What the task requires: Using the material below, copy every line where "diagram" appears.

— Start Records for processing —

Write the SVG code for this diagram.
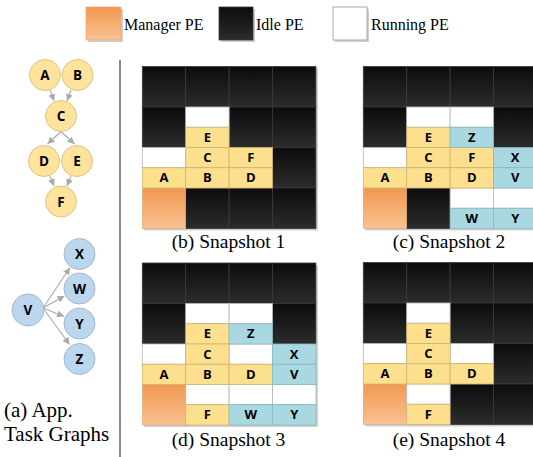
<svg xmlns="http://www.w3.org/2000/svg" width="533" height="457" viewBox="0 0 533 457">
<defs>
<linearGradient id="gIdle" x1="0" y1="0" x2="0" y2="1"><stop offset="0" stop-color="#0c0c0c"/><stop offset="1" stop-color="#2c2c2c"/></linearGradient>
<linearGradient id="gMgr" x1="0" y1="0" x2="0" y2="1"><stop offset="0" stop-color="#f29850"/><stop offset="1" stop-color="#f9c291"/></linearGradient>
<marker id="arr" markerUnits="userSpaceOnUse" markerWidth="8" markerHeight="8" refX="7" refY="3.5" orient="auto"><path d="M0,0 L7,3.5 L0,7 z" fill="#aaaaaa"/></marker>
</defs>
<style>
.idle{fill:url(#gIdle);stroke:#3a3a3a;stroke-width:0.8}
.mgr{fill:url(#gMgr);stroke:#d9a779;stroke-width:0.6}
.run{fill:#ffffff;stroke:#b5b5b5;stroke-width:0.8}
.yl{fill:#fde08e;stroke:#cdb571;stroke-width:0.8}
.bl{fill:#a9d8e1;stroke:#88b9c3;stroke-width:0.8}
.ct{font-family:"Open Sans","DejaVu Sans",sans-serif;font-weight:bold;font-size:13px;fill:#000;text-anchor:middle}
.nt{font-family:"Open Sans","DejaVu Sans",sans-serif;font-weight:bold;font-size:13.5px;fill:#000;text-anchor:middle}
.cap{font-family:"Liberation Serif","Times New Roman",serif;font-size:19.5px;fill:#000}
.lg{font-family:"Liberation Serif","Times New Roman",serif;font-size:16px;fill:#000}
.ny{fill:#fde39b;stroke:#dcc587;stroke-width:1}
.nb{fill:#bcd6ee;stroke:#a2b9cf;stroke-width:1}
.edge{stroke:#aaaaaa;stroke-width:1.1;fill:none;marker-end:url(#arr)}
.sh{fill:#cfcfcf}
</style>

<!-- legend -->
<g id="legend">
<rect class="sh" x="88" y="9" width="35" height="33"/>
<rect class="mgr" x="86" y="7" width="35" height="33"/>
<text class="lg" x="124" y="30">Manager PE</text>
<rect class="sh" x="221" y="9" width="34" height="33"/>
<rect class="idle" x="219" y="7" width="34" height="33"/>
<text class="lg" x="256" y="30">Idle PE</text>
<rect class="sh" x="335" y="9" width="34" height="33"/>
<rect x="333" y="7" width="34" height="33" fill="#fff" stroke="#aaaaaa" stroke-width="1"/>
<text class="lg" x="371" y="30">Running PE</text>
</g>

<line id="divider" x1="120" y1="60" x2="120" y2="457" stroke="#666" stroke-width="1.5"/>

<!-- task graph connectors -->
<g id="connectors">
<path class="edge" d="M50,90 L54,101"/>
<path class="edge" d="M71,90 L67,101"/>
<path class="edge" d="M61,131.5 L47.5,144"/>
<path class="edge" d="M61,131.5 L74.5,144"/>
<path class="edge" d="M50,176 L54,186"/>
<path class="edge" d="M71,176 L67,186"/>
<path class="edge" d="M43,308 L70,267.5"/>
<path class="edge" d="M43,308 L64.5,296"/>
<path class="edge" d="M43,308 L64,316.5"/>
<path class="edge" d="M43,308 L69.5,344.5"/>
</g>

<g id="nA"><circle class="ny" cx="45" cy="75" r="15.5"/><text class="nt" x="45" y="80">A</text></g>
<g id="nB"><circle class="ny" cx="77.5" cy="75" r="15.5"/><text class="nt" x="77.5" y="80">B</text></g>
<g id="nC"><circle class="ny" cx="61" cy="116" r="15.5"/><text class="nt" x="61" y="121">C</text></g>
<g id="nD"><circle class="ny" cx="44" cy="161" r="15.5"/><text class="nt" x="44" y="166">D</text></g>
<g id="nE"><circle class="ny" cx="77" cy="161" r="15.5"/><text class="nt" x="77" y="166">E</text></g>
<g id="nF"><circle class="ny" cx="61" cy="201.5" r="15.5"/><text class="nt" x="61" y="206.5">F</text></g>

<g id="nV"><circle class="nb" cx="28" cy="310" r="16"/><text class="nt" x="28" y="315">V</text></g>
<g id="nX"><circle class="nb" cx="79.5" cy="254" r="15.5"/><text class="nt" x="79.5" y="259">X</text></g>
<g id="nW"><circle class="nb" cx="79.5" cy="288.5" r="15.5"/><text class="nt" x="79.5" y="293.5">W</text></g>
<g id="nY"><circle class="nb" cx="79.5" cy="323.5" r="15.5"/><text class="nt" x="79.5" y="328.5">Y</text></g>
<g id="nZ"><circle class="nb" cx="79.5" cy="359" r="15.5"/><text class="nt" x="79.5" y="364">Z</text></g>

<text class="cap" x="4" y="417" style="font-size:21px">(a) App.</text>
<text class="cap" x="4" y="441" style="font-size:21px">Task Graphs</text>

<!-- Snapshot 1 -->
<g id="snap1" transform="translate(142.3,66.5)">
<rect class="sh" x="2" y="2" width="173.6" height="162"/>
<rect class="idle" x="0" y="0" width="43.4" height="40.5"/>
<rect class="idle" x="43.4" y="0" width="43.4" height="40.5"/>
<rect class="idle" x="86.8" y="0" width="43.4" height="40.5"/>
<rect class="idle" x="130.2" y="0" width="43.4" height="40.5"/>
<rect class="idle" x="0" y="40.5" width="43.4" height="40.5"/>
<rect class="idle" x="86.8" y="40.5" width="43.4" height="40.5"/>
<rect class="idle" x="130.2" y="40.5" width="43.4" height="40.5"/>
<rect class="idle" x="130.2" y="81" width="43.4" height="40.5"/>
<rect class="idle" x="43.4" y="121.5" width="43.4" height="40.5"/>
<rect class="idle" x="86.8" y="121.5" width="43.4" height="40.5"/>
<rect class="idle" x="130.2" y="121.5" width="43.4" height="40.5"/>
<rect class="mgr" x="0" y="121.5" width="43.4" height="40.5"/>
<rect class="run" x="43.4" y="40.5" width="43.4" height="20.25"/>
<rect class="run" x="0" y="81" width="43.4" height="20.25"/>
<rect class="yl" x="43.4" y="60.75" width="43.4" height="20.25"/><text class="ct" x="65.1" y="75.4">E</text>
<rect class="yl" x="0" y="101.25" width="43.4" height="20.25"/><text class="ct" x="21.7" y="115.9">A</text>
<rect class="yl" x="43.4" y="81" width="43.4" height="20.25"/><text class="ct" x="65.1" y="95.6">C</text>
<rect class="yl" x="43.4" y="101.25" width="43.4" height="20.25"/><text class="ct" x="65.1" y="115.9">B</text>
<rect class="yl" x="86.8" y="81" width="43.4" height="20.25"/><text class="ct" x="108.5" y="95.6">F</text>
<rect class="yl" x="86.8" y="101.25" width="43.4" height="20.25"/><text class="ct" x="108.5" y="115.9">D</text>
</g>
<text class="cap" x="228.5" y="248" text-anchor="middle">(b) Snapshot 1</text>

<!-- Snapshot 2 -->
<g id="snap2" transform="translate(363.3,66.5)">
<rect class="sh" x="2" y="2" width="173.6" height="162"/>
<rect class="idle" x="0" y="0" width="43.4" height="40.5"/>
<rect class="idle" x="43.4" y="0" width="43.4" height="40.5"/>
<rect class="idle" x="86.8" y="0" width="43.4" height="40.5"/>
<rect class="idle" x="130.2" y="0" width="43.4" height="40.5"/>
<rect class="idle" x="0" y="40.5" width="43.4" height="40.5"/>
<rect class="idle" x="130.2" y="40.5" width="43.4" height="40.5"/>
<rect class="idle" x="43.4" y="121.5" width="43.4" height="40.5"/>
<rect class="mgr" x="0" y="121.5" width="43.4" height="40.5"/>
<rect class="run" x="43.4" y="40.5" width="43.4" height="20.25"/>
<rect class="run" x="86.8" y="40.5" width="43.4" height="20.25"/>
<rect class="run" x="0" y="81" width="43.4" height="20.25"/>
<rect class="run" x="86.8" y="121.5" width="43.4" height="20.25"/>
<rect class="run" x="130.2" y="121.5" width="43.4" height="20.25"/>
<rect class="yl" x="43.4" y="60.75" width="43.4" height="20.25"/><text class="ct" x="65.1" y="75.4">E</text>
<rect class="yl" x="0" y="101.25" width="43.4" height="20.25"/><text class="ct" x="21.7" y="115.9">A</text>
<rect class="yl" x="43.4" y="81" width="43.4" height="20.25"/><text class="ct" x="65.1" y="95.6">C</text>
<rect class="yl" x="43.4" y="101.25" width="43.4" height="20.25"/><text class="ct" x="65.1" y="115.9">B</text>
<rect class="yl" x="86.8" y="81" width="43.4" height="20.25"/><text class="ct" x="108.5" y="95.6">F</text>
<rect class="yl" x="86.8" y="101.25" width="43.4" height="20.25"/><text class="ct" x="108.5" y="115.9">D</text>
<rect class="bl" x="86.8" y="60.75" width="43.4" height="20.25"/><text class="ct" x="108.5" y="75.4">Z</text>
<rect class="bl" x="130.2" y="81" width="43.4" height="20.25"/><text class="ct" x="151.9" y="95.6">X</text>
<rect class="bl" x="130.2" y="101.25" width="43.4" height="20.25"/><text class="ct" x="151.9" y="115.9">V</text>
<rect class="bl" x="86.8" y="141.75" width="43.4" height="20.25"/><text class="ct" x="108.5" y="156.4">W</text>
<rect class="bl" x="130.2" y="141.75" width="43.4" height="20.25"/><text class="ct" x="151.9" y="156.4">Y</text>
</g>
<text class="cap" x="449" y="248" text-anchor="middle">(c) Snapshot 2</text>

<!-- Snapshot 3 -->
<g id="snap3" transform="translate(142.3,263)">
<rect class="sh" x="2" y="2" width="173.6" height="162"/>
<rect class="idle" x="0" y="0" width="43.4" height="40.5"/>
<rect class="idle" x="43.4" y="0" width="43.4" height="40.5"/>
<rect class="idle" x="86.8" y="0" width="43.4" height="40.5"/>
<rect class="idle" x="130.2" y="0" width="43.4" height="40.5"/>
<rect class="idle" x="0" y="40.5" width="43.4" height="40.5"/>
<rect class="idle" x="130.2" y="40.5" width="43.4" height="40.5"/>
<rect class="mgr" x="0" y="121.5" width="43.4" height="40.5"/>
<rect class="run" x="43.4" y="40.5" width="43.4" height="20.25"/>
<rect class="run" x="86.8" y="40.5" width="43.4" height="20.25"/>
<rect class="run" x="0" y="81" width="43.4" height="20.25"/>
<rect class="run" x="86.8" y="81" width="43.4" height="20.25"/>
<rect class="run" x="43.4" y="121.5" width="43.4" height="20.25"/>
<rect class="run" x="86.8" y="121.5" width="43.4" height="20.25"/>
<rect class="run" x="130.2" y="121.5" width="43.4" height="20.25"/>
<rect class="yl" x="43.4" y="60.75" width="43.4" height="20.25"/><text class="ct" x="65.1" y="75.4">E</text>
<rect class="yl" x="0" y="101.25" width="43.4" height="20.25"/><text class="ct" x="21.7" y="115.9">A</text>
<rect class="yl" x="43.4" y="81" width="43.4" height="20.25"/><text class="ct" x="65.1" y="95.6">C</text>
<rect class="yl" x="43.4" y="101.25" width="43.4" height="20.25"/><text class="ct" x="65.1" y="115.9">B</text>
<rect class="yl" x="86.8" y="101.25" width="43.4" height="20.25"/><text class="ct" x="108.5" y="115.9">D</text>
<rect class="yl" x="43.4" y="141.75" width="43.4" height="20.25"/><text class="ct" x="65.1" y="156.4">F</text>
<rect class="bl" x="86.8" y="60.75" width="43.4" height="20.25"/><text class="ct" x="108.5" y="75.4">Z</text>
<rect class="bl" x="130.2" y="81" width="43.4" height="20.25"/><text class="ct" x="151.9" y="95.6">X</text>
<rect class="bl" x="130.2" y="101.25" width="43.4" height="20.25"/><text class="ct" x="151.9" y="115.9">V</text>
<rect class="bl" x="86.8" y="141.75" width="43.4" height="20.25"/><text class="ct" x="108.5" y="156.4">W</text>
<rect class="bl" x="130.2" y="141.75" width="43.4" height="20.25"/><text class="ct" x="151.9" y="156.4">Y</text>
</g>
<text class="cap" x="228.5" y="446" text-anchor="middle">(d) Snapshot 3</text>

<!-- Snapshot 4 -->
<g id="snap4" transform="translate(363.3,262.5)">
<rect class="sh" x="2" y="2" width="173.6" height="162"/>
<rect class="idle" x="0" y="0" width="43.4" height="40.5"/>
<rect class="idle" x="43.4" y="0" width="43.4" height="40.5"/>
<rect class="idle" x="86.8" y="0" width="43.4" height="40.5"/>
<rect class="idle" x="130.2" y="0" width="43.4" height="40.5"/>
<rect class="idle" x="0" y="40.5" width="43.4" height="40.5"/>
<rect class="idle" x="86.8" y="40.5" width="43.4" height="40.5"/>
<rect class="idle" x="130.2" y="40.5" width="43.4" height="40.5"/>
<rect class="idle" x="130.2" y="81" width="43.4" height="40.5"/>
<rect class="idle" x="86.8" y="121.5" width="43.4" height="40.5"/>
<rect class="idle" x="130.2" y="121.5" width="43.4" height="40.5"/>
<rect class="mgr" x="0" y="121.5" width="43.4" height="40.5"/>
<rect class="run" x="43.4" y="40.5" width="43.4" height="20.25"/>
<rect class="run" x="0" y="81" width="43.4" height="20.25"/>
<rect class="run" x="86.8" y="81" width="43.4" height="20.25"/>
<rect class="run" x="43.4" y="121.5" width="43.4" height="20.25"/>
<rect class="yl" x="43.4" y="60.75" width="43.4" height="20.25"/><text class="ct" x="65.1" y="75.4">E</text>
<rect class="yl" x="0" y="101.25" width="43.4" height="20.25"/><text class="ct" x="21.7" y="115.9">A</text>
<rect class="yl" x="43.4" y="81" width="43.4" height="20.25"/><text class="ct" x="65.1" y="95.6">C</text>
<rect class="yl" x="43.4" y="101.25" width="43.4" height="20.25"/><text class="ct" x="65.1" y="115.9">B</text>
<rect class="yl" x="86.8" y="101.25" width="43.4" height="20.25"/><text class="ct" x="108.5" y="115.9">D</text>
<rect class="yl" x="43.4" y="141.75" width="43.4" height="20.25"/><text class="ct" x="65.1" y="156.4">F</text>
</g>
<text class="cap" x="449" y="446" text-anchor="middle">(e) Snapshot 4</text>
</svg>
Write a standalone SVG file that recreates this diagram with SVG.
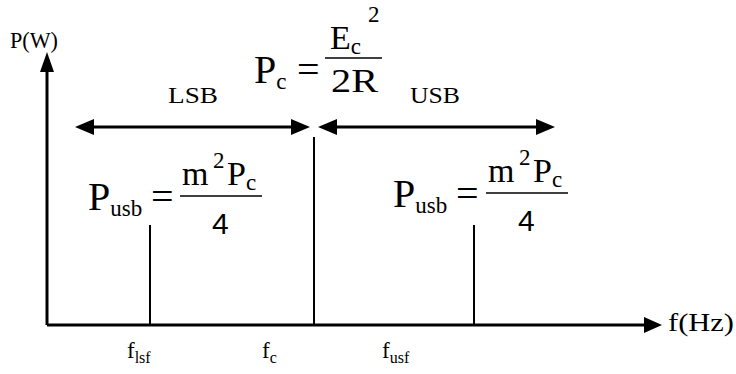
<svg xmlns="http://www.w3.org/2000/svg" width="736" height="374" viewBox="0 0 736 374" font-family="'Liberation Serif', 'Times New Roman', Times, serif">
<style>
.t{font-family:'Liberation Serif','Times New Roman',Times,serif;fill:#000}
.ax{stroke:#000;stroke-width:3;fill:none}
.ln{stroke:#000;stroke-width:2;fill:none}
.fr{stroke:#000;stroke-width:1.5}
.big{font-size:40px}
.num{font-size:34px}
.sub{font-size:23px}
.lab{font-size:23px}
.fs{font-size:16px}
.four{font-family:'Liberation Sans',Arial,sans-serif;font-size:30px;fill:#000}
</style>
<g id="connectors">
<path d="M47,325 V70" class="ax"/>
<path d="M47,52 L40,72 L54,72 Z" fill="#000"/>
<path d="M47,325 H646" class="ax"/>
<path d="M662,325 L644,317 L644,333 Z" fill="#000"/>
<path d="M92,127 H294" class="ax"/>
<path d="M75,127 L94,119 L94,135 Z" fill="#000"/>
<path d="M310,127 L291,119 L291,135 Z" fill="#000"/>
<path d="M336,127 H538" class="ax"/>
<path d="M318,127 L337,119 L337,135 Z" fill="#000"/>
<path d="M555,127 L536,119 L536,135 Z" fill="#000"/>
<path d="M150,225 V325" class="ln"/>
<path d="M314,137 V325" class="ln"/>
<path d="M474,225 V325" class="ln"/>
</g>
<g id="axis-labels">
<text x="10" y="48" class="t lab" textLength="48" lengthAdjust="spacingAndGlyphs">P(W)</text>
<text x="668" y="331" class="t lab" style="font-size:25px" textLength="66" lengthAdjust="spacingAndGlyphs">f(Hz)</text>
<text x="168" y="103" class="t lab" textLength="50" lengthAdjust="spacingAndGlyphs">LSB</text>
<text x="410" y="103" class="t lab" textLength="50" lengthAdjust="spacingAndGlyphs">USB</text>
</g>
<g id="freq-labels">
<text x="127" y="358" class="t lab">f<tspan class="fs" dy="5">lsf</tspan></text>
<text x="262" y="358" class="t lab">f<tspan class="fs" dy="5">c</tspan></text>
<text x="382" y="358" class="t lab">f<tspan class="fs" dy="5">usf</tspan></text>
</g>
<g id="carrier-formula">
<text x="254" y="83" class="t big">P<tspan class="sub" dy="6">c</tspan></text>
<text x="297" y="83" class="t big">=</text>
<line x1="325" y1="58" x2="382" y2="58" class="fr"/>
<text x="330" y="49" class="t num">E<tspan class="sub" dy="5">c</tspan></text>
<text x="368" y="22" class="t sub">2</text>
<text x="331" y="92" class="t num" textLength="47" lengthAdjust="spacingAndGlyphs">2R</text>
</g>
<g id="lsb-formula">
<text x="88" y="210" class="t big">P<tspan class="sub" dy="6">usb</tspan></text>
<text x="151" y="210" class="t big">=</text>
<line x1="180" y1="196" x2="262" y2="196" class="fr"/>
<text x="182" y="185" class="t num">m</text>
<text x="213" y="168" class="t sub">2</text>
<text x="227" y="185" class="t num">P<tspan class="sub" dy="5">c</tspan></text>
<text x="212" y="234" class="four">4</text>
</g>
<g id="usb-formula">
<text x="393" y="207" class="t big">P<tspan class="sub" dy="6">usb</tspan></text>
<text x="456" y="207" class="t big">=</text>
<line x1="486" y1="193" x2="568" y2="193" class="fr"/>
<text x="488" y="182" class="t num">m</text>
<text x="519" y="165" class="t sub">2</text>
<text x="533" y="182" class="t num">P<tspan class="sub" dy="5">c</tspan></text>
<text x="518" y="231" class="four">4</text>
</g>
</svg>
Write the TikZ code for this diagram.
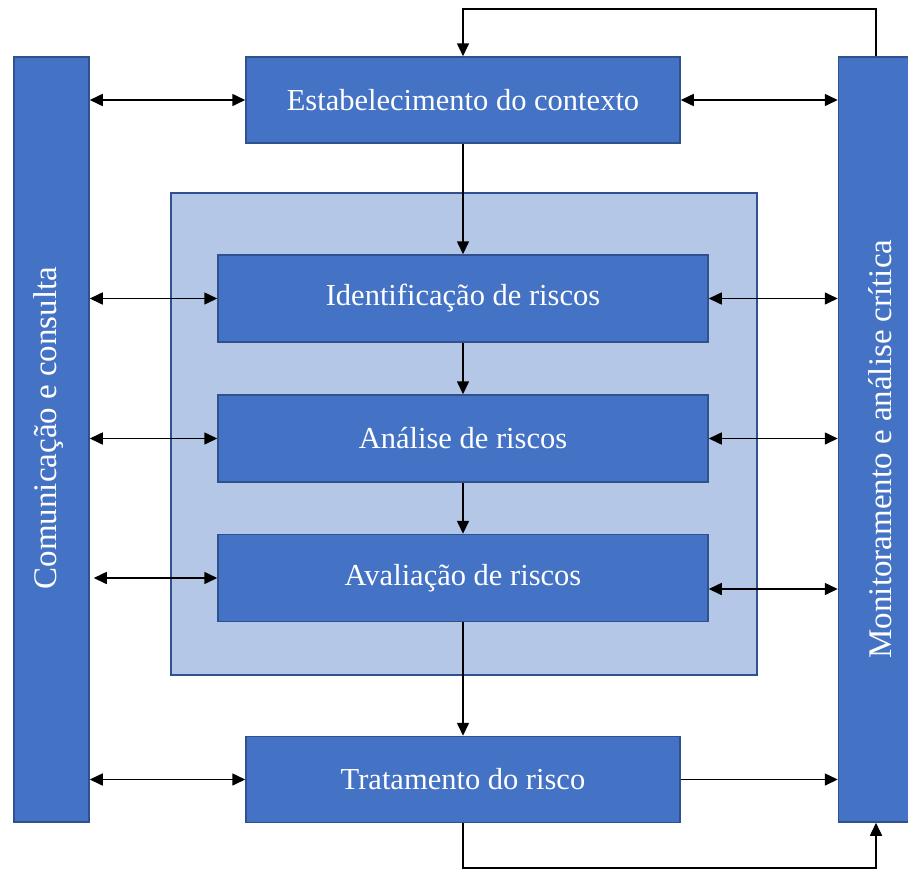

— End Records for processing —

Solution:
Write the SVG code for this diagram.
Write a standalone SVG file that recreates this diagram with SVG.
Write the TikZ code for this diagram.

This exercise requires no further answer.